Iprali to Ushguli – Between Glaciers and Ghosts of Villages
The last day of the trek has a deceptive gentleness to it. Twelve kilometres, a mere four hundred metres of ascent, five or six hours on the road. After the crucible of the Chkhunderi Pass and the delirium of rivers without bridges, it should have been easy. But endings have their own gravity, their own weight of expectation.
From Iprari, the track descends through Lalkhori, the valley narrowing to a gorge where the Enguri rushes on its endless journey from glacier to plain. Here, the route follows the unsealed road, the domain of lorries and marshrutkas, and the air is often filled with dust and diesel. It is not beautiful in the way of high passes or hidden meadows, and yet the monotony forces a different kind of attention. Every step is a meditation on fatigue, on the body’s weariness and its stubborn refusal to stop.

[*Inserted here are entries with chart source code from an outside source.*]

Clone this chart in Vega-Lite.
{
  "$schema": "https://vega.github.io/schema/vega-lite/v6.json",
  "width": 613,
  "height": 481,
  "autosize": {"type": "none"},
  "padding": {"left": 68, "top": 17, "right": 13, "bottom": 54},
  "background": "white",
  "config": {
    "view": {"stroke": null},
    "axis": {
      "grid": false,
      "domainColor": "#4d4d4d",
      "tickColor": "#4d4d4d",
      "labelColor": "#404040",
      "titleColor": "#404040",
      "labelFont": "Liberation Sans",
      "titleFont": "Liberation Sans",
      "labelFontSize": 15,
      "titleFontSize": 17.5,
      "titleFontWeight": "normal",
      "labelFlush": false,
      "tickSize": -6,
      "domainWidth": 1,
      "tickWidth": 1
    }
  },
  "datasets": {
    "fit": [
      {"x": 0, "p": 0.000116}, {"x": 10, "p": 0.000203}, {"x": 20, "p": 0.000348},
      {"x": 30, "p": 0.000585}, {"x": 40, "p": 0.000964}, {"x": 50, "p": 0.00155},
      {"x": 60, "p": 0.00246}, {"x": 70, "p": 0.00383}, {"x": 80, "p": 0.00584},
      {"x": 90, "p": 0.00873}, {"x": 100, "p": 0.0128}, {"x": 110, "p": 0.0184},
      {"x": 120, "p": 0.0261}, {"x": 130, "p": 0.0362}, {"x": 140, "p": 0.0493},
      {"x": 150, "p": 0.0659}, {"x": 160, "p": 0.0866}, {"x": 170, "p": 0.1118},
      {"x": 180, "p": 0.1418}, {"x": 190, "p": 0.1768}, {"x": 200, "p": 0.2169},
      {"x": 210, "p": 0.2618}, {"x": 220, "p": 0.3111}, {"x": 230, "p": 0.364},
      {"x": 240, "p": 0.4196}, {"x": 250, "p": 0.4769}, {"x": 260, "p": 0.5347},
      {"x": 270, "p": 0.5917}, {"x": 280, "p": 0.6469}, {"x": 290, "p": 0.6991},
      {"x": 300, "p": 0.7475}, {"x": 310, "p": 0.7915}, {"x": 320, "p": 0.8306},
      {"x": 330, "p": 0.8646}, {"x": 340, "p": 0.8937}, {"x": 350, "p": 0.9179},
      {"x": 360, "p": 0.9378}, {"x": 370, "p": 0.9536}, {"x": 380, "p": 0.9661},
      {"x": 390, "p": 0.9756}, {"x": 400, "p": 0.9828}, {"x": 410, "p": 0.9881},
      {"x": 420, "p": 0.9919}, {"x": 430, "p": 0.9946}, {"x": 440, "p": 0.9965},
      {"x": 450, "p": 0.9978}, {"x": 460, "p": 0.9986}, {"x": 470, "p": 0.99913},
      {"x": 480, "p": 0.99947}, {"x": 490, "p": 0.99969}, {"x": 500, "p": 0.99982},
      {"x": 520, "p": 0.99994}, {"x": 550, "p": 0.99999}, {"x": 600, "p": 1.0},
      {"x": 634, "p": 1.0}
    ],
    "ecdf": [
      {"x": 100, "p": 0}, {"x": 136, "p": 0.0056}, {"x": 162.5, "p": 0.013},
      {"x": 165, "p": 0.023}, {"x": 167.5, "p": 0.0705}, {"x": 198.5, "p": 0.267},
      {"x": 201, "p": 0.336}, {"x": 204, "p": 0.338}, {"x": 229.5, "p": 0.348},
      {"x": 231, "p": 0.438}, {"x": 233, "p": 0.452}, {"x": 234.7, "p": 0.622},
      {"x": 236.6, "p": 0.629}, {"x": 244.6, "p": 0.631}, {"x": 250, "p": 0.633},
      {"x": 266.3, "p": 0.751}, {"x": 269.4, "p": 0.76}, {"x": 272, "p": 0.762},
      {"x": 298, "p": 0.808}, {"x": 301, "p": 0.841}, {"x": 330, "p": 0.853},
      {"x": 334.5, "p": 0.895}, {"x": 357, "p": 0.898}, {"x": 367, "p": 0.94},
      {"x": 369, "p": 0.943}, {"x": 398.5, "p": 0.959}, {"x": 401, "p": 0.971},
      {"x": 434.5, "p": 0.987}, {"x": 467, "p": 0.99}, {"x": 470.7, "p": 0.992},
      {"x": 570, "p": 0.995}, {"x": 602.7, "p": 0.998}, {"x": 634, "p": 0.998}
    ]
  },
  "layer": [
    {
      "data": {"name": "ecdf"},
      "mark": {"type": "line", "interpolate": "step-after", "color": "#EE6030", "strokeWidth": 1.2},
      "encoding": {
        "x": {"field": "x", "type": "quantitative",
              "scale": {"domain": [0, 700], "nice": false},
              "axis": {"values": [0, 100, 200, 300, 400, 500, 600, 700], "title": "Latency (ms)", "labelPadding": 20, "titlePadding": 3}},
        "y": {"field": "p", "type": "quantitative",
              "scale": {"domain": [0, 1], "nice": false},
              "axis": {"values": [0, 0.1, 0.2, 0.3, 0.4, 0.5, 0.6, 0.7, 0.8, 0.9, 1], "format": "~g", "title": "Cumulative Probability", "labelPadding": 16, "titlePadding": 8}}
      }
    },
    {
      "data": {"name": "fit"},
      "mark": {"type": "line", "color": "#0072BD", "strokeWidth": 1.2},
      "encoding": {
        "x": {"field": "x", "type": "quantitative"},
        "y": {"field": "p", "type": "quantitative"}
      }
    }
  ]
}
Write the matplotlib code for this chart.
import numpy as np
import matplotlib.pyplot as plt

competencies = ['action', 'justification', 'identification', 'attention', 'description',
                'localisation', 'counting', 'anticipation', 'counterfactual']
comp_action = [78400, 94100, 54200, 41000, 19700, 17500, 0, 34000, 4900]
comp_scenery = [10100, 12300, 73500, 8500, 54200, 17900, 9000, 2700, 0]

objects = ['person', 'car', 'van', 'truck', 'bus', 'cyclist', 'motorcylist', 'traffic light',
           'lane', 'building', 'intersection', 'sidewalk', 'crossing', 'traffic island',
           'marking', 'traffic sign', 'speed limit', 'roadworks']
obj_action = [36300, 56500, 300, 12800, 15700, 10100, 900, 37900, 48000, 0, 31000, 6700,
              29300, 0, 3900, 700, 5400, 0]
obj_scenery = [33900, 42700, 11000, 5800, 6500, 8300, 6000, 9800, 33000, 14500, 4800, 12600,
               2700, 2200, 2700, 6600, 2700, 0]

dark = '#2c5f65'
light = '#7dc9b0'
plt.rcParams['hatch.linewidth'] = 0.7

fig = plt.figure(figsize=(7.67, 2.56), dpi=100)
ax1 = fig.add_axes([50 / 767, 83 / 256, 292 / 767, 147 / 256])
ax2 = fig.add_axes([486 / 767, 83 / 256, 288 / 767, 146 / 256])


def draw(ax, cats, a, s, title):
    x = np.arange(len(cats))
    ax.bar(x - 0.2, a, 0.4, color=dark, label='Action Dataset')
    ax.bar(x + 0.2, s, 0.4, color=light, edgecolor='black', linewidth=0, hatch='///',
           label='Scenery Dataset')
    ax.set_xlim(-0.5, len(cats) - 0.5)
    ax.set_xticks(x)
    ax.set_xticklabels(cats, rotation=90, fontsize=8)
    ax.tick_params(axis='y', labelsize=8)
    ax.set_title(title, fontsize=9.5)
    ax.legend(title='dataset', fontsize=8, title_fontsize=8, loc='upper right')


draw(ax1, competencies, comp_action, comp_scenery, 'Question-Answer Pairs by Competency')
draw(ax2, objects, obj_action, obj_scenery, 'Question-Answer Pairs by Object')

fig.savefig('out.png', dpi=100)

Lorena walked beside me, quieter than usual, her strength tempered by the miles behind us. Sometimes she reached for my arm, and in those small gestures—the brush of her hand, the tilt of her smile—I felt the intimacy that landscapes alone cannot provide. The mountains are magnificent but impersonal; it is the person beside you who makes them habitable.

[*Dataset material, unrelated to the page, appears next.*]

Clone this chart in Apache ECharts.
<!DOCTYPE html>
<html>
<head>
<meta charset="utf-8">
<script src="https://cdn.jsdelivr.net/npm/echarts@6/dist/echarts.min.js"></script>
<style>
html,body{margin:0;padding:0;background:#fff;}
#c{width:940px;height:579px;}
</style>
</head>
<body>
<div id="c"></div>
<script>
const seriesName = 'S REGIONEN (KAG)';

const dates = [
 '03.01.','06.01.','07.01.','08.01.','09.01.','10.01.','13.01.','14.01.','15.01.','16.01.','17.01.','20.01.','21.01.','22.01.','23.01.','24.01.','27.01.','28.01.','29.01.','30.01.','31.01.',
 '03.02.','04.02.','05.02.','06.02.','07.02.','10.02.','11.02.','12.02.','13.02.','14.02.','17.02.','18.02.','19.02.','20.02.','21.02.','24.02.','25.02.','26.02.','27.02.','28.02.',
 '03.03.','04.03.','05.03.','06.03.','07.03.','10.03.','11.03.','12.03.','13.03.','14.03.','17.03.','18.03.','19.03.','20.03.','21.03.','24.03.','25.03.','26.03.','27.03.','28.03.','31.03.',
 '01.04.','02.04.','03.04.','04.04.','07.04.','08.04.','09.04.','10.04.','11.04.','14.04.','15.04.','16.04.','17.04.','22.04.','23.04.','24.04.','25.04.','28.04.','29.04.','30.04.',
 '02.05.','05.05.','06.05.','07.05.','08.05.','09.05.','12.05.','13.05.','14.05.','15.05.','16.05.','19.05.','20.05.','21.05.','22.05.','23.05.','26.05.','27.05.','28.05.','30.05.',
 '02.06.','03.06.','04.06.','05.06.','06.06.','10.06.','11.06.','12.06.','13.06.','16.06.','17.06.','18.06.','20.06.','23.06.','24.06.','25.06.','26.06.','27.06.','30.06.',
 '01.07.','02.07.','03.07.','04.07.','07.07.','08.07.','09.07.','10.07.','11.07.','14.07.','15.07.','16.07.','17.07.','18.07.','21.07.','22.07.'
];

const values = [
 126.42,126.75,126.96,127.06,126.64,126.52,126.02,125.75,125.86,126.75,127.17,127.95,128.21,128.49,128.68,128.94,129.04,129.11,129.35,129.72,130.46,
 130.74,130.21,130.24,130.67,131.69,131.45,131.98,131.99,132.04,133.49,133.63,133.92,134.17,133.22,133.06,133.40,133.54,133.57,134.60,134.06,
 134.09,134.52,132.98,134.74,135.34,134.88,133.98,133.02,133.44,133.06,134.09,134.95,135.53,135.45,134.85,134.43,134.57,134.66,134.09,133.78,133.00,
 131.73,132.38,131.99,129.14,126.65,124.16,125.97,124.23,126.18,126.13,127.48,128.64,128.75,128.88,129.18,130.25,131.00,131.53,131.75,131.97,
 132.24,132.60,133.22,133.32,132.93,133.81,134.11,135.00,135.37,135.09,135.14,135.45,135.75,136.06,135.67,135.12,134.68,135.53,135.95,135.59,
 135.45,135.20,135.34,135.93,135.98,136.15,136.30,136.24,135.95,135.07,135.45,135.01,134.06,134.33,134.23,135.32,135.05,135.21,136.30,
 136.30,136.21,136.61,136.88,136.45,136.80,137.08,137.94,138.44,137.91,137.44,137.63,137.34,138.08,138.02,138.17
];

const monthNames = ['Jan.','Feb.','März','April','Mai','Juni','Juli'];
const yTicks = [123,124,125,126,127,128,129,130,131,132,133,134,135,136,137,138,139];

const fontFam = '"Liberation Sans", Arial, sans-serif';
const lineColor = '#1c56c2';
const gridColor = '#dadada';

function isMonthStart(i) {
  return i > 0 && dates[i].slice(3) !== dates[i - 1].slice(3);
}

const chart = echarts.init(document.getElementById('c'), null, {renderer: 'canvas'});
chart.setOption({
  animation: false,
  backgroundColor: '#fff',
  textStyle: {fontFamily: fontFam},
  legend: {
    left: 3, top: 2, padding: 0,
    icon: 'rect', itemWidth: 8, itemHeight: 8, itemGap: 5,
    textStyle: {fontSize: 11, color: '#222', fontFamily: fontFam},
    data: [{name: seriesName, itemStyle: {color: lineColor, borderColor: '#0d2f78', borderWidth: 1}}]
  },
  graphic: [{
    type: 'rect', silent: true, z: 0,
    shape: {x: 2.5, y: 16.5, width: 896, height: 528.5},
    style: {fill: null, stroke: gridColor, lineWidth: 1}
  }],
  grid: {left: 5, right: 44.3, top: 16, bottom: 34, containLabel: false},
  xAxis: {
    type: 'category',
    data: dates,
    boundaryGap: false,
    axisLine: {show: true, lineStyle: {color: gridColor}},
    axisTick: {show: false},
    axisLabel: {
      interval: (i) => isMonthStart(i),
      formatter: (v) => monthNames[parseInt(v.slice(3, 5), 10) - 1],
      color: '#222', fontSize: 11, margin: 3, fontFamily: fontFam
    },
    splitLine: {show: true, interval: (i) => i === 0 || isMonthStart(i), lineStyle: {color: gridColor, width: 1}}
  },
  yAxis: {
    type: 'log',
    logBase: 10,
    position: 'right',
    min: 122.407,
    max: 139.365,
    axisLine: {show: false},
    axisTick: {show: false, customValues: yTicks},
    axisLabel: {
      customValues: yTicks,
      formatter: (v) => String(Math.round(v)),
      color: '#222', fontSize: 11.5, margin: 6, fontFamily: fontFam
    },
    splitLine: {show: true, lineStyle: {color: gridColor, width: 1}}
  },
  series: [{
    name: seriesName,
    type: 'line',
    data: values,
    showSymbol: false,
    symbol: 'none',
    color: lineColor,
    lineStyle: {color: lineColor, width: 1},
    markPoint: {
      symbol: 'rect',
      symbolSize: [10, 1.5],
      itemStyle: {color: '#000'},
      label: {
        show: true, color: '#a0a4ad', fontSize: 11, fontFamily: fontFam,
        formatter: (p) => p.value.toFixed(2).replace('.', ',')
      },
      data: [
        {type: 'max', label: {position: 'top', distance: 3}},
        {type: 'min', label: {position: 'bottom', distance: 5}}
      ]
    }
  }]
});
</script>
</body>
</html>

By midday, the valley opened, and the first towers of Ushguli rose in the distance, half-shadowed, half-illuminated, like sentinels of another world. The sight was almost hallucinatory: medieval watchtowers scattered across the hillsides, four and five storeys tall, stone against sky, as though Tolkien had sketched them from memory.
Ushguli is not one village but five, stitched together at the head of the Enguri gorge. At 2,100 metres, it claims to be the highest permanently inhabited settlement in Europe, and it feels like the edge of the map—where human tenacity collides with altitude, snow and stone. About seventy families live here, enough to keep a school alive, sufficient to maintain the stubborn continuity of centuries. For half the year the road is buried in snow, Mestia cut off, and the towers stand alone with their ghosts.
It is precisely that isolation that has preserved them. In Mestia, many towers have crumbled or been gutted by modernity; here, in Ushguli, they endure. Chazhashi, one of the hamlets, holds more than two hundred towers, a forest of stone rising out of the grass. Walking among them you feel dwarfed not just by their size but by their intent: these were not ornaments but fortresses, each one a refuge against invasion, blood feud, hunger, the long winter.
We climbed the hill to Lamaria church, its chapel built in the 12th century, where the frescoes still speak in the colours of Georgia’s golden age. The church takes its name from a pre-Christian goddess of fertility, and in that syncretism—Orthodox saints layered over pagan deities—you sense the deep braid of Svan identity, never wholly conquered by either religion or empire.
The trek ended at Old House, our guesthouse in Zhibiani. From its wooden balconies, we could see the towers in silhouette, the evening light catching their edges, the peaks of Shkhara looming behind like frozen waves. Ushguli, the highest permanently inhabited settlement in Europe, is a labyrinth of medieval towers and narrow lanes that felt more like a dream remembered than a place lived in. However, the dream had its own inconveniences: the electricity failed as the light began to fade, plunging the village into a darkness thick with the smell of wood smoke. At the Old House, a restaurant built beneath a medieval tower, no dinner could be served—the kitchen silenced by the outage. We wandered the lanes, half-hungry, until at last we found refuge in a modest guesthouse where a wood-fired stove glowed like a small sun.
There, at a rough-hewn wooden table, we shared bread, stews, and laughter with strangers who felt like companions. An Italian couple, curious and warm, and a French pair whose stories bent the room outward, enlarging it. They had cycled all the way from France to Mongolia, carrying the dust of continents on their shoes and the fire of the road in their voices. By candlelight, their tales mingled with ours, and the night seemed less about the absence of power than the abundance of it—human, shared, enduring.
That night, lying in the quiet of the guesthouse, I felt the peculiar sadness that comes at the end of a long walk. For day,s the rhythm of our lives had been dictated by ascent and descent, river and ridge, hunger and exhaustion. The road ahead—back to Mestia, back to the lowlands, back to cities—felt less real than the dream we had been living.
And yet there was also gratitude: for the towers that had endured a thousand winters, for the strangers who had shared the trail with us, for the horses that had carried us across rivers, for Lorena’s hand in mine through every step of the way. In the silence of Ushguli, high among towers and snowfields, the journey had not ended but deepened, carved into memory like the stones themselves.